Comentario
La piedad y la fe han cambiado de formas en el tiempo, muchos santos y santas han sido sustituidos por otros, dependiendo de los valores que simbolizan; es muy revelador comprobar que los grandes cambios sociales son seguidos por otros devocionales, en mayor concordancia con la época: muchos recordamos las devociones promovidas en la etapa franquista, las del Sagrado Corazón, Fátima y Lourdes, entre las más destacadas.
La España en permanente crisis política, de sucesivas bancarrotas y con un aspecto ruinoso, se transformó a lo largo del siglo XVII en un país conventual. Las órdenes, en una fiebre reformadora o fundadora, se reprodujeron sin cesar y, pese a la pobreza del país, siempre acababan encontrando algún mecenas-protector; a la vez, en muchos casos, el recinto del convento libraba a sus ocupantes de una casi segura indigencia.
En todas las celdas de los incontables monasterios era necesario colgar cuadros o imágenes que estimulasen los pensamientos piadosos; el maestro Gregorio trabajó incansablemente para los conventos más importantes de los carmelitas, franciscanos o jesuitas. Son plurales las invenciones iconográficas del Barroco, porque es necesario proporcionar nuevas figuras, que se adecuen al santoral y devocionario de una orden en particular. Por ello muchas esculturas no deben admirarse tanto por la forma como por el contenido, ya que delimitan una iconografía muy precisa, incluso extraña, tal como ocurre con la serie de santos ermitaños, desconocidos en su mayoría, que decora el claustro de las Descalzas Reales.
Las esculturas de Gregorio Fernández corresponden al predicamento de la Iglesia desde el Concilio tridentino, en el sentido de que las imágenes sagradas ante todo deben incitar a la fe; este escultor realiza santos algo tristes, personas que lloran, melancólicas, porque nos transmiten el sentido último de la vida; el rostro de San Francisco Javier es bien representativo de su estilo.

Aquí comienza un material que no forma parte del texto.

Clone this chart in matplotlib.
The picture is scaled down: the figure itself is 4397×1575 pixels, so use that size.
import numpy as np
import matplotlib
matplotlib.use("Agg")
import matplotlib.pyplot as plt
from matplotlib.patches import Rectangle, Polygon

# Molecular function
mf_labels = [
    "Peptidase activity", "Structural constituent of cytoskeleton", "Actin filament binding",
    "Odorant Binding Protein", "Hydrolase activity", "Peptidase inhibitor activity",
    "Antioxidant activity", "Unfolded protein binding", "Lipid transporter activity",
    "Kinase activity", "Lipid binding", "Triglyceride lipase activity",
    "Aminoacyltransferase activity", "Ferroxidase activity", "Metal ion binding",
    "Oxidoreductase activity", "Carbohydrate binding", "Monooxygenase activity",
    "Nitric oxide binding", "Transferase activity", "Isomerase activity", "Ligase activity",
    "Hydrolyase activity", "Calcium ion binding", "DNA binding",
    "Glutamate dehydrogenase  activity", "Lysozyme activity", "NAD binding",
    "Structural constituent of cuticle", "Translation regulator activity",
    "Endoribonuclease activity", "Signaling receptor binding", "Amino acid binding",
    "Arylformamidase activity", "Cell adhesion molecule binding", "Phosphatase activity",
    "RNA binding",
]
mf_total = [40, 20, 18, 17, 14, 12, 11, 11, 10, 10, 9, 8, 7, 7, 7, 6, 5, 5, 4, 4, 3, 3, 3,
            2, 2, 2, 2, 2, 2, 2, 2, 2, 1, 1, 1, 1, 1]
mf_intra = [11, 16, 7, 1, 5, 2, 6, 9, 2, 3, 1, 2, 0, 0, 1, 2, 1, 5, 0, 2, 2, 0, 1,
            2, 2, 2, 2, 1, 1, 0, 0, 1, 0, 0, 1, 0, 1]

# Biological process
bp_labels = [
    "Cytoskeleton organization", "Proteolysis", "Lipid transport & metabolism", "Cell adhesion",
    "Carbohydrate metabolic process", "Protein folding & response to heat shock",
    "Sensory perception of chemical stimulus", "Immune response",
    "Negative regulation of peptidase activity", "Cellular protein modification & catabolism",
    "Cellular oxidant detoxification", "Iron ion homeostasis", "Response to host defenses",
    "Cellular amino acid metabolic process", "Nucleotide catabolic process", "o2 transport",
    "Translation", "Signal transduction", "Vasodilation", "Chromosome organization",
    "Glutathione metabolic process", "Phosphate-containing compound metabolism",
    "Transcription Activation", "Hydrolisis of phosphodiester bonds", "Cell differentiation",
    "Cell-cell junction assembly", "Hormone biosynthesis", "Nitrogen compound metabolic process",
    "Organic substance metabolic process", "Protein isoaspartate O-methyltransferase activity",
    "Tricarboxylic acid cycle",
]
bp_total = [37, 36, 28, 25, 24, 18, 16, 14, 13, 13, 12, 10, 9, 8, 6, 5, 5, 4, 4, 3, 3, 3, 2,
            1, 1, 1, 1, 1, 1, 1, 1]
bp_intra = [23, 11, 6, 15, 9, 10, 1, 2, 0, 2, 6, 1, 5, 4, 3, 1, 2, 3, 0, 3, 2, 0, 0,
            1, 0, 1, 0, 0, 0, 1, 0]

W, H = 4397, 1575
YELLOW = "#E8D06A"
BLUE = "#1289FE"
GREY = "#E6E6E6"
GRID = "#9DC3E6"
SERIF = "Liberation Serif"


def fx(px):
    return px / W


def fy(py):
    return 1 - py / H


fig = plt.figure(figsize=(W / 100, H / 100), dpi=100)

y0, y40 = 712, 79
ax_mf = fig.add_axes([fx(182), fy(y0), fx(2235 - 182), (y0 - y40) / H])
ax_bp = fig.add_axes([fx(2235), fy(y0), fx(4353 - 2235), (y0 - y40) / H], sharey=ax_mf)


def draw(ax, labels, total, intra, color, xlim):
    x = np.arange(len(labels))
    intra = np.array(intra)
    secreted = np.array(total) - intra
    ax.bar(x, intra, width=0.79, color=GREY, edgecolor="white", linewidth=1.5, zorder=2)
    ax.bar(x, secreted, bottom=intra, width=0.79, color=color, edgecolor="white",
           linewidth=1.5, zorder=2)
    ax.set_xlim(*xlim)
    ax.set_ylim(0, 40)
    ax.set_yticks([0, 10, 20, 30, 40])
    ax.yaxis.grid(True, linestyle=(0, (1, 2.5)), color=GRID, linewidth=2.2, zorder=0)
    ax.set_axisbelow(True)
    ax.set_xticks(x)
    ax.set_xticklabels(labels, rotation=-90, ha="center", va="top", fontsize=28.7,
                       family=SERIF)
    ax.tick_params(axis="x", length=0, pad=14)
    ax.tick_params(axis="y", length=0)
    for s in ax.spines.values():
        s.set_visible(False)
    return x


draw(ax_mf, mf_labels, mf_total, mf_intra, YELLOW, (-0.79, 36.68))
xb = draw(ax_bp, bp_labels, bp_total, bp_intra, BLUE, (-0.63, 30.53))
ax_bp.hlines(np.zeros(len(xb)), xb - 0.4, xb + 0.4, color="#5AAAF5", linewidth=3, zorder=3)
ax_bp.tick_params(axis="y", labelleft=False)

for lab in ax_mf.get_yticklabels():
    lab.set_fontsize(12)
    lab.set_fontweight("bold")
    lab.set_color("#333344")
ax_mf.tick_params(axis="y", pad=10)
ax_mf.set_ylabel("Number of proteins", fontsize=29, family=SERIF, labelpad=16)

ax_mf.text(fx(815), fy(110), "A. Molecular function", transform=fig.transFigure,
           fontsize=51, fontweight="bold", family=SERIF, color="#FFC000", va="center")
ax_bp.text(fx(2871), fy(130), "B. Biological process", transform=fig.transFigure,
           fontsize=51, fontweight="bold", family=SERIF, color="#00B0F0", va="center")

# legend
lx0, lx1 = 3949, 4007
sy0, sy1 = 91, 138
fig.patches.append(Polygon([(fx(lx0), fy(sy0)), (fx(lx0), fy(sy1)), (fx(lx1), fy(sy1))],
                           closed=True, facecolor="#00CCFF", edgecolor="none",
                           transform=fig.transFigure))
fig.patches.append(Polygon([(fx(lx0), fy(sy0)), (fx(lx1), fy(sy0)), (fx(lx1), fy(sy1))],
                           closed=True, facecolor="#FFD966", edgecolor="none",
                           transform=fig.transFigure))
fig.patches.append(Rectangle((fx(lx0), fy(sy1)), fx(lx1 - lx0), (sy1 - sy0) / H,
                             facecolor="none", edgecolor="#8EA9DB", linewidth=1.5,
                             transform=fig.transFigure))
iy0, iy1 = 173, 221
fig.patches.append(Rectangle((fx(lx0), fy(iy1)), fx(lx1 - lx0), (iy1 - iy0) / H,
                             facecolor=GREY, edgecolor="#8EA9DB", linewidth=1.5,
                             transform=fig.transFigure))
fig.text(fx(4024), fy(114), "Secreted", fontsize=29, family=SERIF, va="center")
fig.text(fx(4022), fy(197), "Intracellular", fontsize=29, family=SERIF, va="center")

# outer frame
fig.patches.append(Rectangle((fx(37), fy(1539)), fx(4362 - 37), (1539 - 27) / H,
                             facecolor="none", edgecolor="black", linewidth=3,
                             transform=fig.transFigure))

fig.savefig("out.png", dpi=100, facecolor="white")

Un monasterio es un microcosmos social, un mundo aparte que da lugar a una realidad específica de carácter poético y donde los monjes elaboran procesos mentales bien alejados de cuanto ocurre fuera de sus muros.
Sin embargo, la clientela de Gregorio Fernández se extendió a las parroquias, donde las esculturas han de ser vistas por el pueblo, deben aleccionar y ante todo ilustrar los sermones que se predican durante la misa. En general son obras muy efectistas, de provocación, que emocionan al público, y los temas son los históricos del Antiguo y Nuevo Testamento más la escena de la Asunción que preside -salvo raras excepciones- el retablo mayor parroquial.
Para San Ignacio de Loyola hacer una escultura religiosa tenía tanto valor como escribir un tratado de Teología. En ocasiones se asocia esta estima mística del trabajo con una forma de sublimar la falta de preparación intelectual. En efecto, nos resultaría fácil pensar en él como en un cristiano del pueblo sometido a los rigores piadosos de la época, que plantea su capacidad creadora como un don divino del que sólo es depositario y, en consecuencia, responsable de devolver con creces lo recibido.
Estamos ante un artista que quizás nunca salió de Valladolid pese a que se casó con una madrileña, lo que ha facilitado hacer ciertas conjeturas sobre una posible estancia de Fernández en la capital del reino. Su contacto con la cultura debió de ser sobre todo indirecto, el de los amigos ilustrados, como el pintor Diego Valentín Díaz, que bien pudo ayudarle a comprender cuestiones teóricas del arte; este hombre poseyó una riquísima biblioteca con tratados de arquitectura, filosofía y poesía. También sus clientes eran en general personas doctas: clérigos, letrados y nobles.
En general, los escultores fueron menos cultivados que los pintores; por la índole misma de su oficio, se veían más limitados que los pintores para tratar temas y aspectos intelectuales. Esta valoración de Gregorio Fernández es más evidente si recordamos que España tuvo, durante el siglo XVII, a los artistas más cultos de la historia, como son Velázquez o Cano y en literatura estamos de lleno en el Siglo de Oro, con Cervantes, Lope o Calderón.